On July 9 the High Court decided as follows:

(i) the appeal against conviction was dismissed; and

(ii) the cross-appeal against sentence was allowed, with the High Court enhancing his imprisonment from 9 months to 1 year.

Thomas said the stay of execution application orally made on behalf of the accused was dismissed by the High Court, which directed that a formal application in writing be made. Thus, the accused began his sentence on July 9.

“The formal application to stay was filed yesterday (Thursday), and the High Court granted it today (Friday). The public prosecutor did not object.

“Hence, the present position is that the accused is on bail pending the hearing by the Court of Appeal of his appeal.”

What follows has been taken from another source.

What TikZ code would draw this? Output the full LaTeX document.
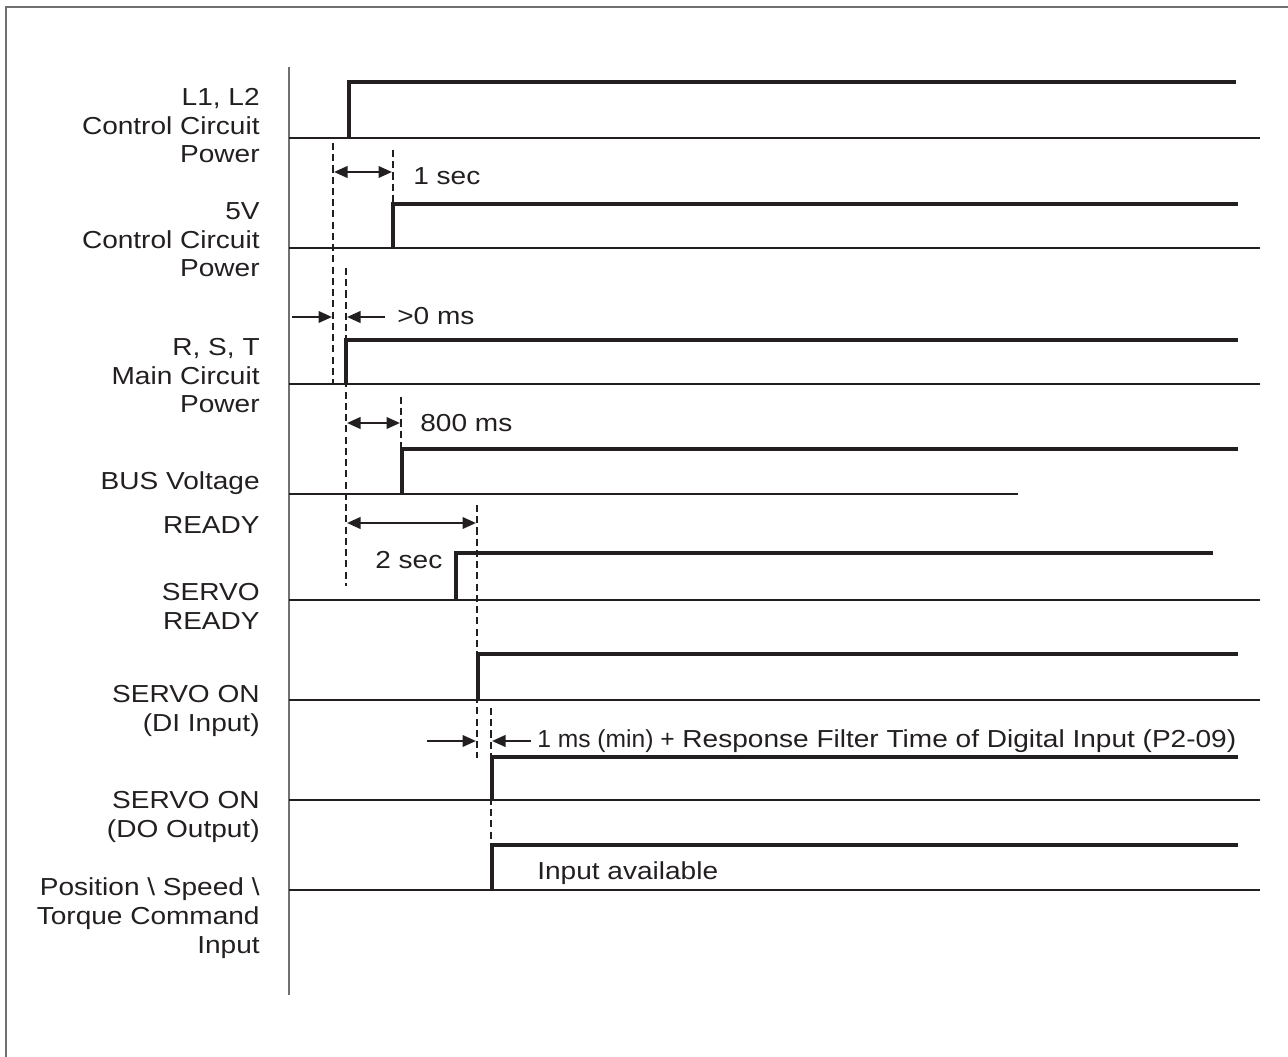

Thomas said from this sequence of events, it would be clear that the cross-appeal by prosecution on sentence was made prior to GE14.

“No written representations were ever made by the accused or his lawyer to me, and I was not personally aware of this matter until after the decision of the High Court on July 9, 2019, became publicly known.

“This is hardly surprising because on any given working day, the Federal and 13 State governments are involved, literally, in hundreds of criminal and civil cases in all the courts of the land.

“It is therefore impossible for any one person to be personally acquainted with even a tiny fraction of these cases.

“Hence delegation and decentralisation of authority are essential. This Chambers is studying the options open to it with respect to Wan Ji’s appeal before the Court of Appeal, but having regard to his conviction by two Courts, the margin of discretion in my office is substantially limited,” said Thomas.